DWP launches consultation on dashboards availability point

The Department for Work and Pensions (DWP) has launched a consultation seeking further views on the dashboards available point (DAP), and on the disclosure of information between the Money and Pensions Service (Maps) and The Pensions Regulator (TPR).

The DWP previously ran a consultation on the draft pensions dashboards regulations, which outline the requirements pensions dashboards and their providers, and the trustees and managers of relevant occupational pension schemes, will need to meet.

Feedback from this initial consultation argued that the DAP should be "carefully selected" and agreed on by DWP, Maps, TPR and the Financial Conduct Authority (FCA), with particular concerns raised that the availability of the state pension data could be the determining factor in when the DAP is.

In light of this, the DWP's latest consultation, which closes on 19 July, has proposed including a provision on the DAP within the regulations, which would require the Secretary of State to issue a notice on when the DAP will be on the government website.

In deciding the date for the DAP, according to the consultation, the Secretary of State “must be satisfied that the dashboard ecosystem is ready to support the widespread use of qualifying pensions dashboard services”, including consulting with Maps, TPR and the FCA, and considering matters such as security and conformance testing.

The formal announcement by the Secretary of State would be a "final confirmation", although DWP has committed to working transparently with Maps and the broader industry to provide updates on plans for the DAP "well in advance" of this formal notice.

"There will be significant communications between the government, Maps, and industry in the lead up to any announcement and so at the point at which the DAP is announced, it should not come as a surprise," the consultation stated.

Indeed, the DWP also acknowledged the need for the notice period, the time between the issuing of the final confirmation and the DAP itself, to "strike the right balance", suggesting that a period of three months or 90 days would be "sufficient".
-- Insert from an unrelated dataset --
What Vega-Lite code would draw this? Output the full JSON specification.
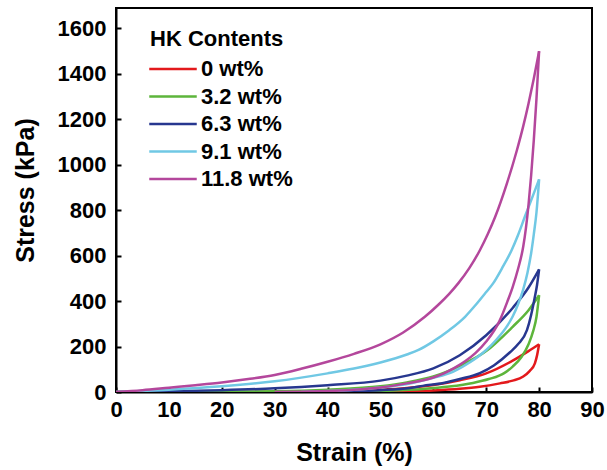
{
  "$schema": "https://vega.github.io/schema/vega-lite/v6.json",
  "width": 476,
  "height": 384,
  "autosize": {"type": "none"},
  "padding": {"left": 116, "top": 8, "right": 15, "bottom": 78},
  "background": "white",
  "config": {
    "font": "Liberation Sans",
    "view": {"stroke": "black", "strokeWidth": 2},
    "axis": {
      "domainColor": "black", "domainWidth": 2,
      "tickColor": "black", "tickWidth": 2, "tickSize": -5,
      "labelFont": "Liberation Sans", "labelFontWeight": "bold", "labelFontSize": 22, "labelColor": "black", "labelFlush": false,
      "titleFont": "Liberation Sans", "titleFontWeight": "bold", "titleFontSize": 25, "titleColor": "black",
      "grid": false
    },
    "legend": {
      "orient": "none", "legendX": 34, "legendY": 21,
      "titleFont": "Liberation Sans", "titleFontSize": 22, "titleFontWeight": "bold", "titleColor": "black", "titlePadding": 7,
      "labelFont": "Liberation Sans", "labelFontSize": 22, "labelFontWeight": "bold", "labelColor": "black",
      "symbolType": "M-2.5,0H2.5", "symbolSize": 361, "symbolStrokeWidth": 2.5, "symbolOffset": 12,
      "labelOffset": 17, "rowPadding": 5.5
    }
  },
  "data": {"values": [
    {"s":"0 wt%","b":"u","x":0,"y":0},{"s":"0 wt%","b":"u","x":30,"y":0.5},{"s":"0 wt%","b":"u","x":40,"y":3},{"s":"0 wt%","b":"u","x":50,"y":10},{"s":"0 wt%","b":"u","x":55,"y":18},{"s":"0 wt%","b":"u","x":60,"y":31},{"s":"0 wt%","b":"u","x":65,"y":52},{"s":"0 wt%","b":"u","x":70,"y":82},{"s":"0 wt%","b":"u","x":75,"y":138},{"s":"0 wt%","b":"u","x":78,"y":180},{"s":"0 wt%","b":"u","x":80,"y":210},
    {"s":"0 wt%","b":"l","x":80,"y":210},{"s":"0 wt%","b":"l","x":79.6,"y":160},{"s":"0 wt%","b":"l","x":79.2,"y":126},{"s":"0 wt%","b":"l","x":78.2,"y":92},{"s":"0 wt%","b":"l","x":77,"y":68},{"s":"0 wt%","b":"l","x":75,"y":50},{"s":"0 wt%","b":"l","x":72.6,"y":38},{"s":"0 wt%","b":"l","x":68.8,"y":23},{"s":"0 wt%","b":"l","x":65,"y":14},{"s":"0 wt%","b":"l","x":60,"y":7},{"s":"0 wt%","b":"l","x":55,"y":3},{"s":"0 wt%","b":"l","x":50,"y":0},

    {"s":"3.2 wt%","b":"u","x":0,"y":0},{"s":"3.2 wt%","b":"u","x":20,"y":1},{"s":"3.2 wt%","b":"u","x":30,"y":3},{"s":"3.2 wt%","b":"u","x":40,"y":10},{"s":"3.2 wt%","b":"u","x":50,"y":25},{"s":"3.2 wt%","b":"u","x":55,"y":42},{"s":"3.2 wt%","b":"u","x":60,"y":68},{"s":"3.2 wt%","b":"u","x":65,"y":115},{"s":"3.2 wt%","b":"u","x":70,"y":180},{"s":"3.2 wt%","b":"u","x":75,"y":287},{"s":"3.2 wt%","b":"u","x":78,"y":360},{"s":"3.2 wt%","b":"u","x":80,"y":426},
    {"s":"3.2 wt%","b":"l","x":80,"y":426},{"s":"3.2 wt%","b":"l","x":79.5,"y":330},{"s":"3.2 wt%","b":"l","x":78.9,"y":270},{"s":"3.2 wt%","b":"l","x":78,"y":210},{"s":"3.2 wt%","b":"l","x":76.7,"y":155},{"s":"3.2 wt%","b":"l","x":75,"y":112},{"s":"3.2 wt%","b":"l","x":73.4,"y":83},{"s":"3.2 wt%","b":"l","x":70.5,"y":57},{"s":"3.2 wt%","b":"l","x":67.5,"y":40},{"s":"3.2 wt%","b":"l","x":63,"y":24},{"s":"3.2 wt%","b":"l","x":58,"y":13},{"s":"3.2 wt%","b":"l","x":50,"y":4},{"s":"3.2 wt%","b":"l","x":45,"y":0},

    {"s":"6.3 wt%","b":"u","x":0,"y":0},{"s":"6.3 wt%","b":"u","x":10,"y":3},{"s":"6.3 wt%","b":"u","x":20,"y":8},{"s":"6.3 wt%","b":"u","x":30,"y":16},{"s":"6.3 wt%","b":"u","x":40,"y":30},{"s":"6.3 wt%","b":"u","x":50,"y":50},{"s":"6.3 wt%","b":"u","x":55,"y":72},{"s":"6.3 wt%","b":"u","x":60,"y":104},{"s":"6.3 wt%","b":"u","x":65,"y":162},{"s":"6.3 wt%","b":"u","x":70,"y":250},{"s":"6.3 wt%","b":"u","x":75,"y":370},{"s":"6.3 wt%","b":"u","x":78,"y":460},{"s":"6.3 wt%","b":"u","x":80,"y":540},
    {"s":"6.3 wt%","b":"l","x":80,"y":540},{"s":"6.3 wt%","b":"l","x":79.6,"y":470},{"s":"6.3 wt%","b":"l","x":79.2,"y":419},{"s":"6.3 wt%","b":"l","x":78.5,"y":340},{"s":"6.3 wt%","b":"l","x":77.7,"y":272},{"s":"6.3 wt%","b":"l","x":76,"y":210},{"s":"6.3 wt%","b":"l","x":74.5,"y":175},{"s":"6.3 wt%","b":"l","x":71.5,"y":118},{"s":"6.3 wt%","b":"l","x":68.8,"y":83},{"s":"6.3 wt%","b":"l","x":65,"y":57},{"s":"6.3 wt%","b":"l","x":61.9,"y":40},{"s":"6.3 wt%","b":"l","x":58,"y":27},{"s":"6.3 wt%","b":"l","x":55.6,"y":18},{"s":"6.3 wt%","b":"l","x":50,"y":8},{"s":"6.3 wt%","b":"l","x":45,"y":3},{"s":"6.3 wt%","b":"l","x":40,"y":0},

    {"s":"9.1 wt%","b":"u","x":0,"y":0},{"s":"9.1 wt%","b":"u","x":10,"y":10},{"s":"9.1 wt%","b":"u","x":20,"y":25},{"s":"9.1 wt%","b":"u","x":30,"y":47},{"s":"9.1 wt%","b":"u","x":40,"y":82},{"s":"9.1 wt%","b":"u","x":45,"y":103},{"s":"9.1 wt%","b":"u","x":50,"y":130},{"s":"9.1 wt%","b":"u","x":55,"y":165},{"s":"9.1 wt%","b":"u","x":57.2,"y":185},{"s":"9.1 wt%","b":"u","x":60,"y":223},{"s":"9.1 wt%","b":"u","x":63,"y":272},{"s":"9.1 wt%","b":"u","x":66,"y":331},{"s":"9.1 wt%","b":"u","x":68,"y":383},{"s":"9.1 wt%","b":"u","x":70,"y":440},{"s":"9.1 wt%","b":"u","x":71.3,"y":478},{"s":"9.1 wt%","b":"u","x":73,"y":545},{"s":"9.1 wt%","b":"u","x":74.8,"y":624},{"s":"9.1 wt%","b":"u","x":76,"y":690},{"s":"9.1 wt%","b":"u","x":77.3,"y":771},{"s":"9.1 wt%","b":"u","x":78.6,"y":850},{"s":"9.1 wt%","b":"u","x":80,"y":936},
    {"s":"9.1 wt%","b":"l","x":80,"y":936},{"s":"9.1 wt%","b":"l","x":79.5,"y":790},{"s":"9.1 wt%","b":"l","x":79,"y":695},{"s":"9.1 wt%","b":"l","x":78.5,"y":612},{"s":"9.1 wt%","b":"l","x":77.8,"y":525},{"s":"9.1 wt%","b":"l","x":77,"y":452},{"s":"9.1 wt%","b":"l","x":76,"y":385},{"s":"9.1 wt%","b":"l","x":75,"y":332},{"s":"9.1 wt%","b":"l","x":74,"y":292},{"s":"9.1 wt%","b":"l","x":72,"y":232},{"s":"9.1 wt%","b":"l","x":70,"y":185},{"s":"9.1 wt%","b":"l","x":67,"y":132},{"s":"9.1 wt%","b":"l","x":63.8,"y":90},{"s":"9.1 wt%","b":"l","x":60,"y":62},{"s":"9.1 wt%","b":"l","x":56,"y":40},{"s":"9.1 wt%","b":"l","x":50,"y":20},{"s":"9.1 wt%","b":"l","x":45,"y":10},{"s":"9.1 wt%","b":"l","x":40,"y":4},{"s":"9.1 wt%","b":"l","x":35,"y":0},

    {"s":"11.8 wt%","b":"u","x":0,"y":0},{"s":"11.8 wt%","b":"u","x":5,"y":8},{"s":"11.8 wt%","b":"u","x":10,"y":19},{"s":"11.8 wt%","b":"u","x":15,"y":30},{"s":"11.8 wt%","b":"u","x":20,"y":42},{"s":"11.8 wt%","b":"u","x":25,"y":57},{"s":"11.8 wt%","b":"u","x":30,"y":75},{"s":"11.8 wt%","b":"u","x":35,"y":102},{"s":"11.8 wt%","b":"u","x":40,"y":133},{"s":"11.8 wt%","b":"u","x":45,"y":168},{"s":"11.8 wt%","b":"u","x":50,"y":210},{"s":"11.8 wt%","b":"u","x":54.3,"y":262},{"s":"11.8 wt%","b":"u","x":58.4,"y":331},{"s":"11.8 wt%","b":"u","x":61,"y":385},{"s":"11.8 wt%","b":"u","x":63,"y":432},{"s":"11.8 wt%","b":"u","x":64.7,"y":478},{"s":"11.8 wt%","b":"u","x":66.8,"y":545},{"s":"11.8 wt%","b":"u","x":68.8,"y":624},{"s":"11.8 wt%","b":"u","x":70.3,"y":695},{"s":"11.8 wt%","b":"u","x":71.7,"y":771},{"s":"11.8 wt%","b":"u","x":73.9,"y":917},{"s":"11.8 wt%","b":"u","x":75.8,"y":1064},{"s":"11.8 wt%","b":"u","x":77,"y":1170},{"s":"11.8 wt%","b":"u","x":78,"y":1270},{"s":"11.8 wt%","b":"u","x":79,"y":1380},{"s":"11.8 wt%","b":"u","x":80,"y":1500},
    {"s":"11.8 wt%","b":"l","x":80,"y":1500},{"s":"11.8 wt%","b":"l","x":79.5,"y":1290},{"s":"11.8 wt%","b":"l","x":79,"y":1110},{"s":"11.8 wt%","b":"l","x":78.5,"y":955},{"s":"11.8 wt%","b":"l","x":78,"y":825},{"s":"11.8 wt%","b":"l","x":77.5,"y":720},{"s":"11.8 wt%","b":"l","x":77,"y":640},{"s":"11.8 wt%","b":"l","x":76,"y":540},{"s":"11.8 wt%","b":"l","x":75,"y":462},{"s":"11.8 wt%","b":"l","x":74,"y":398},{"s":"11.8 wt%","b":"l","x":72.5,"y":312},{"s":"11.8 wt%","b":"l","x":70,"y":222},{"s":"11.8 wt%","b":"l","x":68,"y":172},{"s":"11.8 wt%","b":"l","x":66,"y":135},{"s":"11.8 wt%","b":"l","x":64,"y":106},{"s":"11.8 wt%","b":"l","x":62,"y":82},{"s":"11.8 wt%","b":"l","x":60,"y":64},{"s":"11.8 wt%","b":"l","x":55,"y":38},{"s":"11.8 wt%","b":"l","x":50,"y":20},{"s":"11.8 wt%","b":"l","x":45,"y":10},{"s":"11.8 wt%","b":"l","x":40,"y":4},{"s":"11.8 wt%","b":"l","x":35,"y":1},{"s":"11.8 wt%","b":"l","x":30,"y":0}
  ]},
  "mark": {"type": "line", "strokeWidth": 2.5, "interpolate": "monotone", "clip": true},
  "encoding": {
    "x": {"field": "x", "type": "quantitative", "title": "Strain (%)",
      "scale": {"domain": [0, 90], "nice": false},
      "axis": {"values": [0,10,20,30,40,50,60,70,80,90], "labelPadding": 12, "titleY": 60, "titleBaseline": "middle"}},
    "y": {"field": "y", "type": "quantitative", "title": "Stress (kPa)",
      "scale": {"domain": [0, 1690], "nice": false},
      "axis": {"values": [0,200,400,600,800,1000,1200,1400,1600], "format": "d", "labelPadding": 15, "titleX": -91, "titleY": 182, "titleAngle": -90, "titleAlign": "center", "titleBaseline": "middle"}},
    "color": {"field": "s", "type": "nominal", "title": "HK Contents",
      "scale": {"domain": ["0 wt%","3.2 wt%","6.3 wt%","9.1 wt%","11.8 wt%"], "range": ["#e3191c","#5db53b","#27378f","#70c8e4","#b4479c"]}},
    "detail": {"field": "b", "type": "nominal"},
    "order": {"field": "x", "type": "quantitative"}
  }
}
The consultation is also seeking views on the sharing of information between Maps and TPR, with a new draft provision that looks to establish a "clear power" to expressly enable MaPs to disclose information to TPR in relation to pensions dashboard services to support their work specifically in the context of the pensions dashboards regulations.

Alongside this, the DWP confirmed that it intends to introduce an order to the Pensions Act 2004 to enable the regulator to share restricted information with Maps in respect of Maps dashboards functions.

However, industry experts have already raised concerns around the latest proposals, as LCP partner, Steve Webb, warned that the DWP “is missing the point with this consultation”.

In particular, Webb warned that the latest consultation "ignores" whether there should be a 'big bang' switch-on of dashboards at all, arguing that 90 days' notice may not be sufficient time to put in place the surge capacity needed to deal with member queries.

He stated: "If the whole project goes live on a single day there could be a huge spike in demand, especially if the launch attracts widespread media attention.

"Pension schemes may face real challenges in dealing with all the follow-up queries and engagement from members. A phased approach, perhaps by age, would be much more sensible, allowing the whole system to bed in and proper plans to be made.

"As things stand, schemes may have just 90 days’ notice of a major call on their resources, and may find it very difficult to put in place the surge capacity to provide a positive user experience”.

Aegon head of pensions, Kate Smith, also suggested that the 90-day notice may not give the pensions industry time to gear-up for any early surge in member queries, explaining that some schemes and providers will be more ready then others.

"There needs to be more join-up to understand how this will work," she stated. “We want the public to have a good experience of dashboards from day one, not having to queue virtually to use it if they are caught in a log jam.

"This could lead to disengagement with some simply giving up or not returning.

"A longer lead in, say of six months, along with a government and industry-wide promotion campaign is needed to ensure the dashboard ecosystem doesn’t fall over. This needs to be the priority after all the effort which has gone into building dashboards – to be successful the delivery needs to work for all.”